長期間使用しても症状が改善しない場合は、改めて診察を受け適切な治療を受けてください。
眼には使用しないでください。

副作用

主な副作用
過敏症、皮膚の発赤、紅斑等
広範囲に使用すると副作用が現れやすいので注意してください。
長期間、大量に使用すると、食欲不振、吐き気、消化管出血などが現れることがあります。

※本剤は副作用頻度が明らかになる調査をしていません。

※その他、異変を感じた場合は直ぐに医師の診察を受け指示に従ってください。

使用に注意が必要な方
使用出来ない方

使用が出来ない方
妊産婦・授乳婦(同系列の他の薬剤(NSAIDs)で胎児に異常があらわれたことがあります。)

使用に注意が必要な方
糖尿病の方(感染抵抗力が低下しているので、角質を取る時に皮膚が傷つくと感染しやすくなるため)

上記にあてはまる方は、サリチル酸を使用する事が出来ない可能性があります。
サリチル酸を使用する前に、医師又は薬剤師に使用しても問題ないか必ず確認をして下さい。

併用禁忌薬

併用禁忌薬
なし

併用禁忌薬がないからといって、その他の医薬品と併用するのは危険です
現在、薬を服用している場合は、併用可能かどうか必ず医師に相談してください。

よくある質問
医療用医薬品のサリチル酸と一般用医薬品のサリチル酸の違いは何ですか。

医療用医薬品は医師の診断による治療薬として「処方」される薬剤で、一般用医薬品はご自身の判断で薬局などで購入する薬剤です。
一般に医療用医薬品は効果が高い反面、副作用にも注意が必要とされています。一般用医薬品は様々な年齢、性別、基礎疾患等の方が使用するため安全性が重視されています。また、副作用などのリスクに対して特に注意が必要な第1類医薬品、注意が必要な第2類医薬品、比較的リスクの低い第3類医薬品に分類されています。サリチル酸を含有する「イボコロリ」は第2類医薬品に分類されています。
医療用の医薬品であるスピール膏Mは50%のサリチル酸が含まれていますが、イボコロリの含有量は10%です。

ケミカルピーリングに使われるサリチル酸について教えてください。

ケミカルピーリングにはサリチル酸マクロゴール、サリチル酸エタノールが用いられます。両剤とも医療用医薬品としての承認は受けていません。
両剤のケミカルピーリングに対する評価は、「尋常性挫創治療ガイドライン2017」に記載されています(尋常性挫創=にきび)。ガイドラインにケミカルピーリングに関しては「炎症性皮疹にケミカルピーリングは有効か?」「面皰(めんぽう)にケミカルピーリングは有効か」の2つの設問があり、共にサリチル酸マクロゴールは「選択肢の一つとして推奨する」、サリチル酸エタノールは「現時点では推奨しない」とされています。
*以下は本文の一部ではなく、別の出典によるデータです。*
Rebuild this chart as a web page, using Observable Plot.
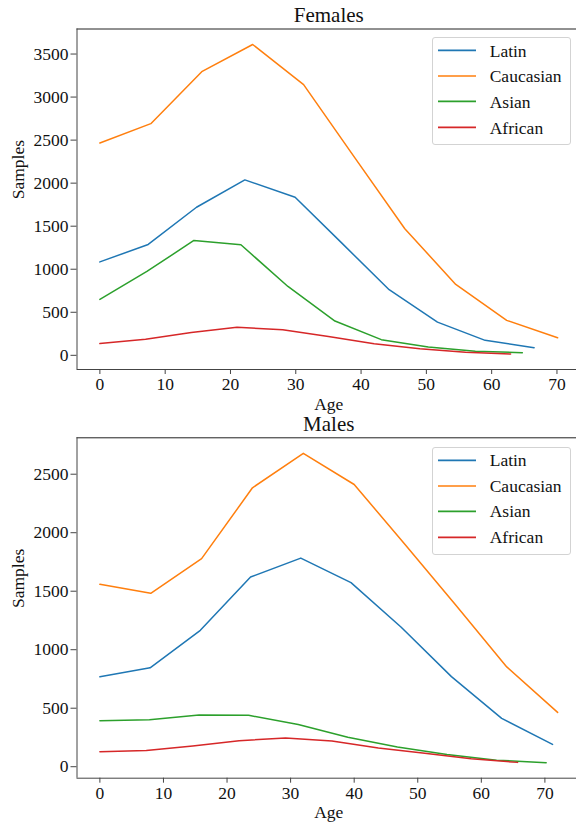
<!DOCTYPE html>
<html><head><meta charset="utf-8">
<script src="https://cdn.jsdelivr.net/npm/d3@7"></script>
<script src="https://cdn.jsdelivr.net/npm/@observablehq/plot@0.6"></script>
<style>
html,body{margin:0;padding:0;background:#fff;overflow:hidden;width:576px;height:823px;}
#root{position:relative;width:576px;height:823px;overflow:hidden;}
.panel{position:absolute;left:0;width:580px;}
.legend{position:absolute;box-sizing:border-box;background:rgba(255,255,255,0.8);border:1px solid #d3d3d3;border-radius:3px;font-family:"Liberation Serif",serif;font-size:17.5px;color:#111;}
.legend svg{position:absolute;left:0;top:0;}
.legend .tx{position:absolute;left:57px;height:20px;line-height:20px;white-space:nowrap;}
</style></head><body><div id="root"></div>
<script>
// ---- data ----
const groups = ["Latin", "Caucasian", "Asian", "African"];
const colors = ["#1f77b4", "#ff7f0e", "#2ca02c", "#d62728"];

// Females
const fLatinAge = [0, 7.4, 14.8, 22.2, 29.9, 37.1, 44.3, 51.7, 59.0, 66.5];
const fLatinVal = [1085, 1288, 1720, 2038, 1836, 1300, 762, 386, 174, 89];
const fCaucAge = [0, 7.8, 15.6, 23.4, 31.2, 39.0, 46.7, 54.5, 62.3, 70.1];
const fCaucVal = [2467, 2691, 3295, 3611, 3144, 2300, 1470, 824, 406, 205];
const fAsianAge = [0, 7.2, 14.4, 21.6, 28.8, 36.0, 43.1, 50.3, 57.5, 64.7];
const fAsianVal = [650, 974, 1334, 1284, 800, 398, 182, 96, 46, 31];
const fAfricanAge = [0, 7.0, 14.0, 21.0, 28.0, 35.0, 42.0, 49.0, 56.0, 62.9];
const fAfricanVal = [136, 186, 265, 325, 298, 218, 135, 75, 36, 15];

// Males
const mLatinAge = [0, 7.9, 15.8, 23.7, 31.6, 39.5, 47.4, 55.3, 63.2, 71.2];
const mLatinVal = [768, 845, 1166, 1621, 1783, 1573, 1192, 770, 413, 191];
const mCaucAge = [0, 8, 16, 24, 32, 40, 48, 56, 64, 72];
const mCaucVal = [1559, 1482, 1778, 2384, 2679, 2412, 1900, 1380, 853, 464];
const mAsianAge = [0, 7.8, 15.6, 23.4, 31.2, 39.0, 46.8, 54.6, 62.4, 70.2];
const mAsianVal = [392, 401, 441, 439, 360, 251, 168, 104, 56, 34];
const mAfricanAge = [0, 7.3, 14.6, 21.9, 29.2, 36.5, 43.8, 51.1, 58.4, 65.7];
const mAfricanVal = [128, 138, 177, 222, 245, 220, 160, 114, 68, 37];

const xTicks = [0, 10, 20, 30, 40, 50, 60, 70];
const fYTicks = [0, 500, 1000, 1500, 2000, 2500, 3000, 3500];
const mYTicks = [0, 500, 1000, 1500, 2000, 2500];

const FONT = '"Liberation Serif", serif';

function rows(series) {
  const out = [];
  series.forEach(([g, ages, vals]) => ages.forEach((a, i) => out.push({group: g, age: a, value: vals[i]})));
  return out;
}
const femaleData = rows([["Latin", fLatinAge, fLatinVal], ["Caucasian", fCaucAge, fCaucVal], ["Asian", fAsianAge, fAsianVal], ["African", fAfricanAge, fAfricanVal]]);
const maleData = rows([["Latin", mLatinAge, mLatinVal], ["Caucasian", mCaucAge, mCaucVal], ["Asian", mAsianAge, mAsianVal], ["African", mAfricanAge, mAfricanVal]]);

function pad(lo, hi, f) { const s = hi - lo; return [lo - s * f, hi + s * f]; }

function panel({title, data, yTicks, height, mt, mb, titleDy, ageDy}) {
  const xd = pad(0, d3.max(data, d => d.age), 0.05);
  const yd = pad(d3.min(data, d => d.value), d3.max(data, d => d.value), 0.05);
  return Plot.plot({
    width: 580, height,
    marginLeft: 76.5, marginRight: 0, marginTop: mt, marginBottom: mb,
    style: {fontFamily: FONT, fontSize: "17.5px", color: "#111", background: "transparent", maxWidth: "none", overflow: "visible"},
    x: {domain: xd, label: null},
    y: {domain: yd, label: null},
    color: {domain: groups, range: colors},
    marks: [
      Plot.line(data, {x: "age", y: "value", z: "group", stroke: "group", strokeWidth: 1.5}),
      Plot.ruleY([yd[1]], {stroke: "#222", strokeWidth: 1}),
      Plot.ruleX([xd[0]], {stroke: "#444", strokeWidth: 1}),
      Plot.ruleY([yd[0]], {stroke: "#444", strokeWidth: 1}),
      Plot.axisX(xTicks, {tickSize: 5, tickPadding: 3, stroke: "#444", label: null, tickFormat: d3.format("d"), fill: "#111", fontFamily: FONT, fontSize: 17.5, fontVariant: "normal"}),
      Plot.axisY(yTicks, {tickSize: 6, tickPadding: 2.5, stroke: "#444", label: null, tickFormat: d3.format("d"), fill: "#111", fontFamily: FONT, fontSize: 17.5, fontVariant: "normal"}),
      Plot.text([title], {frameAnchor: "top", lineAnchor: "bottom", dy: titleDy, fontSize: 21, fill: "#111", fontFamily: FONT}),
      Plot.text(["Age"], {frameAnchor: "bottom", lineAnchor: "bottom", dy: ageDy, fill: "#111", fontFamily: FONT, fontSize: 17.5}),
      Plot.text(["Samples"], {frameAnchor: "left", lineAnchor: "bottom", rotate: -90, dx: -53.5, fill: "#111", fontFamily: FONT, fontSize: 17.5})
    ]
  });
}

function legend(left, top) {
  const box = document.createElement("div");
  box.className = "legend";
  box.style.left = left + "px";
  box.style.top = top + "px";
  box.style.width = "139px";
  box.style.height = "108px";
  const rowY = [13.4, 39, 64.4, 90.4];
  const svg = d3.create("svg").attr("width", 60).attr("height", 106);
  svg.selectAll("line").data(groups).join("line")
    .attr("x1", 5).attr("x2", 43)
    .attr("y1", (d, i) => rowY[i] - 1).attr("y2", (d, i) => rowY[i] - 1)
    .attr("stroke", (d, i) => colors[i]).attr("stroke-width", 1.6);
  box.appendChild(svg.node());
  groups.forEach((g, i) => {
    const tx = document.createElement("div");
    tx.className = "tx";
    tx.style.top = (rowY[i] - 10 - 1) + "px";
    tx.textContent = g;
    box.appendChild(tx);
  });
  return box;
}

const root = document.getElementById("root");
const p1 = document.createElement("div");
p1.className = "panel"; p1.style.top = "0px";
p1.appendChild(panel({title: "Females", data: femaleData, yTicks: fYTicks, height: 418, mt: 28.5, mb: 49, titleDy: -6.8, ageDy: 40}));
root.appendChild(p1);
const p2 = document.createElement("div");
p2.className = "panel"; p2.style.top = "418px";
p2.appendChild(panel({title: "Males", data: maleData, yTicks: mYTicks, height: 405, mt: 19.3, mb: 45.3, titleDy: -6.6, ageDy: 39.3}));
root.appendChild(p2);
root.appendChild(legend(431.7, 37.3));
root.appendChild(legend(431.7, 446.7));
</script>
</body></html>
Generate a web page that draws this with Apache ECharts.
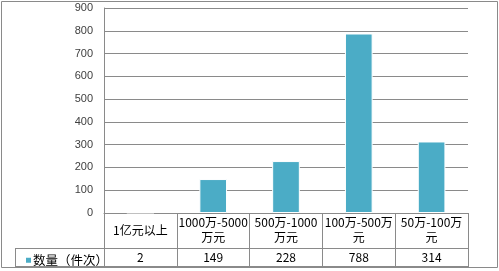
<!DOCTYPE html>
<html lang="zh">
<head>
    <meta charset="UTF-8">
    <title>数量（件次）</title>
    <script src="https://cdn.jsdelivr.net/npm/echarts@6/dist/echarts.min.js"></script>
    <style>
        html, body { margin: 0; padding: 0; background: #fff; }
        #main { width: 499px; height: 271px; }
    </style>
</head>
<body>
<div id="main"></div>
<script>
    // 数据
    var categories = ['1亿元以上', '1000万-5000\n万元', '500万-1000\n万元', '100万-500万\n元', '50万-100万\n元'];
    var values = [2, 149, 228, 788, 314];
    var seriesName = '数量（件次）';
    var yTicks = { min: 0, max: 900, interval: 100 };

    // 布局
    var L = 104, R = 468, T = 8, B = 213;
    var row1 = 248, row2 = 267, legendLeft = 15;
    var lineColor = '#8a8a8a';
    var barColor = '#4bacc6';
    var font = '"Noto Sans CJK SC", "Microsoft YaHei", sans-serif';

    var chart = echarts.init(document.getElementById('main'), null, { renderer: 'canvas' });

    var option = {
        animation: false,
        grid: { left: L, right: 499 - R, top: T, bottom: 271 - B },
        legend: {
            data: [{ name: seriesName, icon: 'rect' }],
            left: legendLeft + 4,
            top: row1 + 1,
            itemWidth: 7,
            itemHeight: 7,
            itemGap: 0,
            textStyle: { fontSize: 12.5, color: '#000', fontFamily: font, padding: [0, 0, 0, -4] }
        },
        xAxis: [{
            type: 'category',
            data: categories,
            axisLine: { show: true, lineStyle: { color: lineColor } },
            axisTick: { show: true, length: row2 - B, alignWithLabel: false, lineStyle: { color: lineColor } },
            axisLabel: {
                interval: 0, margin: 17, verticalAlign: 'middle',
                fontSize: 12, lineHeight: 15, color: '#000', fontFamily: font
            }
        }, {
            type: 'category',
            position: 'bottom',
            data: values.map(String),
            axisLine: { show: false },
            axisTick: { show: false },
            axisLabel: {
                interval: 0, margin: (row1 + row2) / 2 - B, verticalAlign: 'middle',
                fontSize: 12, color: '#000', fontFamily: font
            }
        }],
        yAxis: {
            type: 'value',
            min: yTicks.min, max: yTicks.max, interval: yTicks.interval,
            axisLine: { show: true, lineStyle: { color: lineColor } },
            axisTick: { show: false },
            axisLabel: { margin: 11, fontSize: 11, color: '#404040', fontFamily: 'Liberation Sans, sans-serif' },
            splitLine: { lineStyle: { color: lineColor } }
        },
        series: [{
            name: seriesName,
            type: 'bar',
            xAxisIndex: 0,
            data: values,
            barWidth: '38%',
            itemStyle: { color: barColor, borderColor: '#fff', borderWidth: 1 }
        }],
        graphic: [
            { type: 'rect', shape: { x: 1.5, y: 1.5, width: 496, height: 266 }, style: { fill: null, stroke: lineColor, lineWidth: 1 }, silent: true },
            { type: 'line', shape: { x1: legendLeft, y1: row1 + 0.5, x2: R, y2: row1 + 0.5 }, style: { stroke: lineColor, lineWidth: 1 }, silent: true },
            { type: 'line', shape: { x1: legendLeft, y1: row2 - 0.5, x2: R, y2: row2 - 0.5 }, style: { stroke: lineColor, lineWidth: 1 }, silent: true },
            { type: 'line', shape: { x1: legendLeft + 0.5, y1: row1, x2: legendLeft + 0.5, y2: row2 }, style: { stroke: lineColor, lineWidth: 1 }, silent: true }
        ]
    };
    chart.setOption(option);
</script>
</body>
</html>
両剤とも医療用医薬品としての承認を受けていないため保険適応外(自費診療)となります。

誤って目に入ってしまった場合はどうすればよいですか。

水で数分間、注意深く洗ってください。コンタクトレンズを着けている場合は可能であれば外して、外した後も水洗いを続けてください。また、直ちに医師の診察を受けてください。